Furthermore, mechanical properties in LPBF parts are strongly influenced by the specific heat cycle involved during the process [30], which cause the typical anisotropy of these components. The hardness results in fact show substantial variations inside as-built samples, for which it is possible to attribute these differences to the height of the specimen. This is confirmed by the hardness results obtained in the parallelepipeds printed with the same process parameters (Table 9). In this case, the hardness is homogeneous throughout the sample, and the mean value is similar to that measured on the bottom part of the tensile specimen. Higher values of hardness in the top part of the sample, however, differ from what is normally found in the literature [27]. The lower parts of high samples, in fact, are closer to the platform and are subject to higher cooling rates that induce higher hardness values. In the case of AISI 420, the main effect is probably correlated to its responds to heat treatments. The increasing hardness of AISI 420 can be attributed to homogenous distribution of lath martensite and an increase in the alloying elements in the austenite due to the higher temperature and soaking time. Excessively high temperatures and time, however, could increase the presence of retained austenite with a detrimental effect on hardness [31]. The obtained hardness data suggest that with the process parameters and heat cycles induced during manufacturing, the beneficial effect of the increase in temperature prevailed over the increase in residual austenite. Differences due to the LPBF heat cycle have been confirmed by tensile test results on post-heat-treated samples. An increase in strength and hardness together with a decrease in elongation corresponds to martensite.

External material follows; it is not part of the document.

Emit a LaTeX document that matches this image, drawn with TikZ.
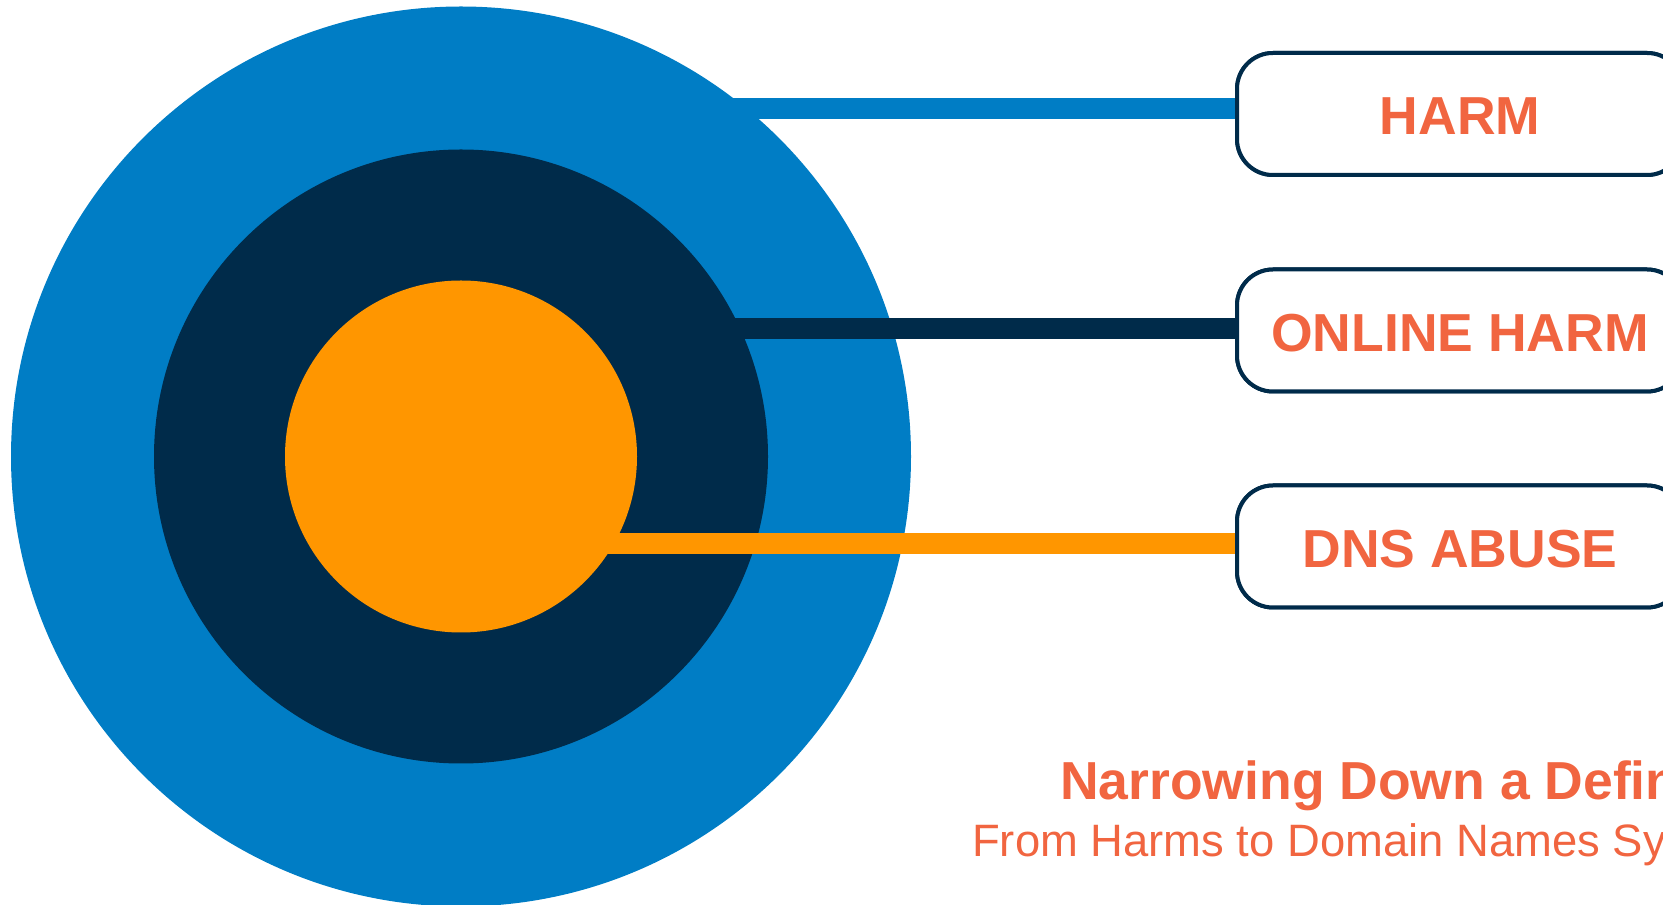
\documentclass[tikz,border=0pt]{standalone}
\usepackage{fontspec}
\setmainfont{Liberation Sans}
\definecolor{cblue}{RGB}{0,125,197}
\definecolor{cnavy}{RGB}{0,43,74}
\definecolor{corange}{RGB}{255,150,0}
\definecolor{ctext}{RGB}{241,101,64}
\tikzset{
  disc/.style={circle, draw=none, inner sep=0pt, minimum size=#1},
  link/.style={draw=#1, line width=21pt},
  labelbox/.style={draw=cnavy, line width=4pt, fill=white, rounded corners=36pt,
    minimum width=446pt, minimum height=122pt, inner sep=0pt,
    text=ctext, font=\fontsize{53.5}{60}\selectfont\bfseries,
    text height=42pt, text depth=0pt},
  titletext/.style={text=ctext, inner sep=0pt, anchor=base west}
}
\begin{document}
\begin{tikzpicture}[x=1pt,y=1pt]
\useasboundingbox (0,0) rectangle (1663,905);
\clip (0,0) rectangle (1663,905);
% circles and connectors
\node[disc=900pt, fill=cblue] (outer) at (461,448.5) {};
\node[labelbox] (harm) at (1460,791) {HARM};
\node[labelbox] (online) at (1460,574.5) {ONLINE HARM};
\node[labelbox] (dns) at (1460,358.5) {DNS ABUSE};
\draw[link=cblue] ([yshift=5pt]harm.west) -- ([yshift=5pt]harm.west -| outer.center);
\node[disc=614pt, fill=cnavy] (middle) at (outer.center) {};
\draw[link=cnavy] ([yshift=1.5pt]online.west) -- ([yshift=1.5pt]online.west -| middle.center);
\node[disc=352pt, fill=corange] (inner) at (outer.center) {};
\draw[link=corange] ([yshift=3pt]dns.west) -- ([yshift=3pt]dns.west -| inner.center);
% boxes on top of the connector ends
\node[labelbox] at (harm.center) {HARM};
\node[labelbox] at (online.center) {ONLINE HARM};
\node[labelbox] at (dns.center) {DNS ABUSE};
% title
\node[titletext, font=\fontsize{53.5}{60}\selectfont\bfseries] (title) at (1060,105) {Narrowing Down a Definition};
\node[titletext, font=\fontsize{45.4}{50}\selectfont] (subtitle) at (972,48.3) {From Harms to Domain Names System};
\end{tikzpicture}
\end{document}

The obtained results therefore confirm the possibility of identifying LPBF process parameters for martensitic stainless steels suitable to meet the most commonly requested industrial criteria. The effect of these parameters on defect percentage and morphology was examined and correlated with mechanical properties and roughness. The effect of LPBF heat cycle on as-built samples was addressed, and the results of post-heat treatment were shown as a possible solution to prevent anisotropy.

5 Conclusion

Based on the results of the conducted analysis, the following conclusions can be drawn:

  1. 1.

    A correlation between the process parameters and the resulting density of LPBF AISI 420 specimens was established, in agreement with the known literature for components manufactured with other steels.

  2. 2.

    Defect differences were observed between samples manufactured with different process parameters. In particular, OP3 samples showed a higher percentage of defects with smaller diameter and a slight increase of spherical defects, but in all conditions, a prevalence of lack of fusion voids was reported.

  3. 3.

    In general, sphericity of defects decreases as the diameter increases, making a distinction between gas porosity and lack of fusion or shrinkage voids possible.

  4. 4.

    Defects with larger dimensions and lower sphericity develop mainly in the x-y plane, perpendicular to the building direction.

  5. 5.

    Defect distributions inside the samples are homogeneous in all directions.

  6. 6.

    In the as-built condition, tensile specimens exhibited similar strength for all build orientations but with increasing elongation from the vertical to in-plane direction, with differences up to 50%.

  7. 7.

    The increasing elongation detected for in-plane samples is due to two aspects: the first is related to the microstructural evolution in LPBF samples, that is, the columnar grain growth in the BD [32]. The second, directly investigated in this paper, is associated with the geometry of lack of fusion defects with projected dimensions that are larger in x-y plane. The tensile load for in-plane samples is orthogonal to the growth direction of microstructural grains and parallel to the direction of defect growth. Both factors improve the elongation, but in OP2 samples, the difference between vertical and in-plane samples is more pronounced due to the greater presence of lack of fusion voids.

  8. 8.

    As-built samples exhibit an ultimate tensile strength of 1697 MPa, yield strength of 996 MPa and elongation of 9.7%. After heat treatment, the strength improved to 1808 MPa and 1418 MPa, respectively, while elongation decreased to 2.4%.

  9. 9.

    Significant differences in hardness (from 515 to 688 HV0.5) were recorded in as-built samples from the bottom to the top as a consequence of the different heat cycles occurring during manufacturing of large components due to differences in heat conduction to the platform, which acts as a heat sink.

  10. 10.

    Greater hardness was measured on heat-treated samples (up to 640 HV0.5), confirming the mechanical behaviour identified with tensile tests. Laser surface hardening, however, achieves the highest hardness (up to 700 HV1) appearing as an interesting alternative for surface property enhancement without resorting to bulk processes.